= Sonnerie =

Sounds produced by bells

Sonnerie (French for 'making sound' or 'ring') generally applies to bell towers or bells in mechanical clocks or wristwatches (see for example grande sonnerie), but can equally be used, for example, for the sound produced by a telephone.

Sonnerie watches are revered by connoisseurs for chiming the time on tiny gongs on the hour and the quarter "in passing", and require highly skilled watchmakers as they "cannot be made satisfactorily through purely industrial means."

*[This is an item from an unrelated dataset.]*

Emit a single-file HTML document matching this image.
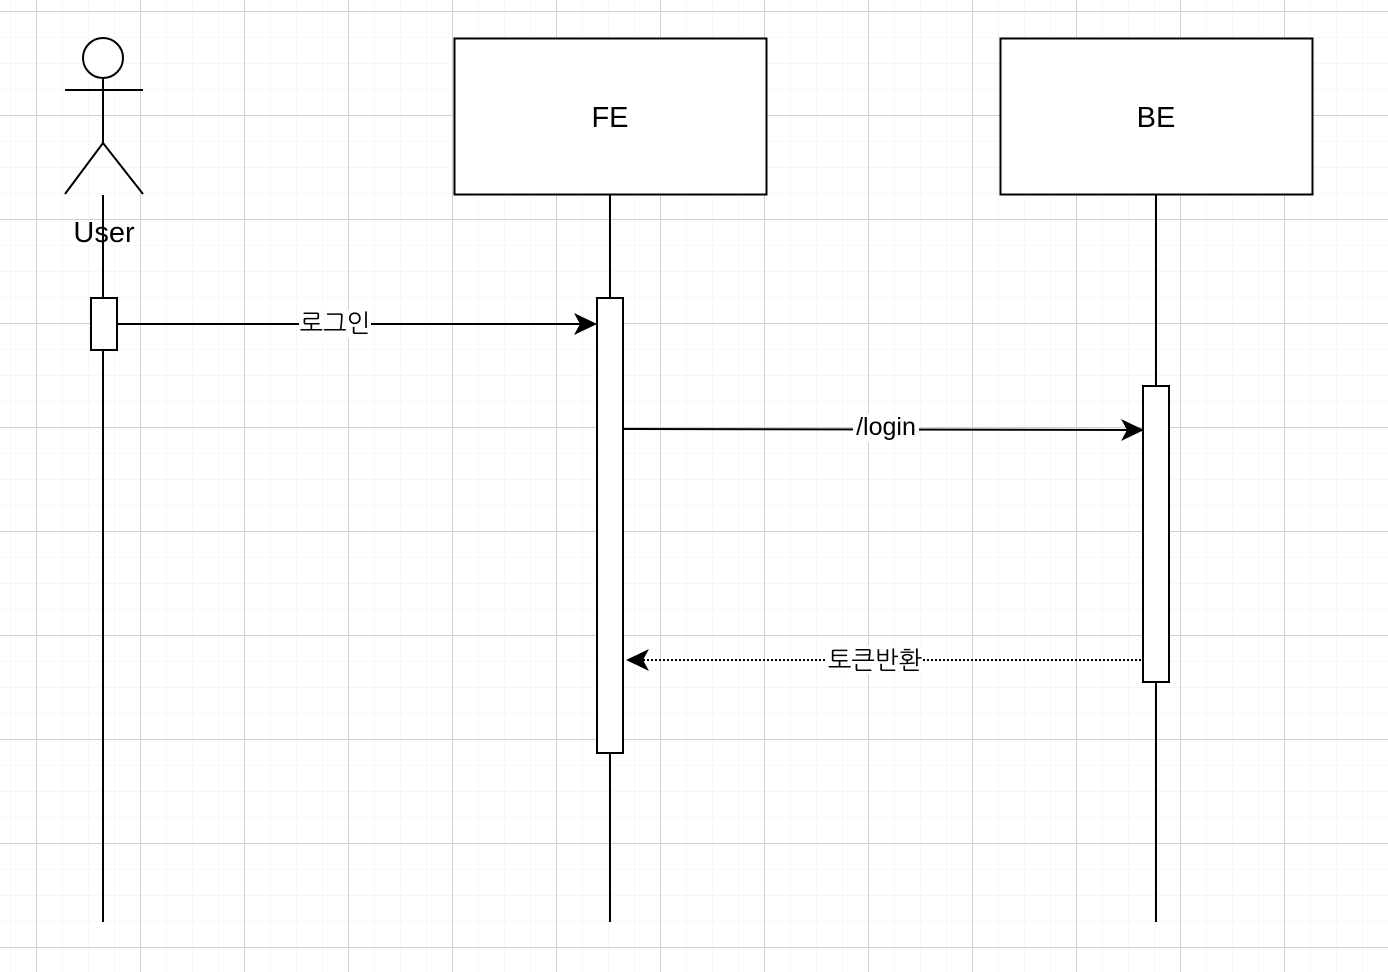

When "Sonnerie" is used as the name of a musical composition, it bears connotations of:
- Sounds produced by bell towers, for example Marin Marais's Sonnerie de Sainte-Geneviève du Mont de Paris (1723), Carillon from Bizet's L'Arlésienne or Cole Porter's I Happen to Like New York – all three of which rely on a repeated three-note figure to convey the peal of church bells, funeral bells or ship bells.
- Sounds produced by the bells of alarm clocks or trumpets sounding a réveil, for example Erik Satie's Sonnerie pour réveiller le bon gros Roi des Singes (lequel ne dort toujours que d'un oeil) (1921).
- Outdoor music, for example performed by horns before a hunt, or a serenade performed in honour of a special person.
- Any combination of the previous associations, for example Erik Satie's Sonneries de la Rose+Croix (1892).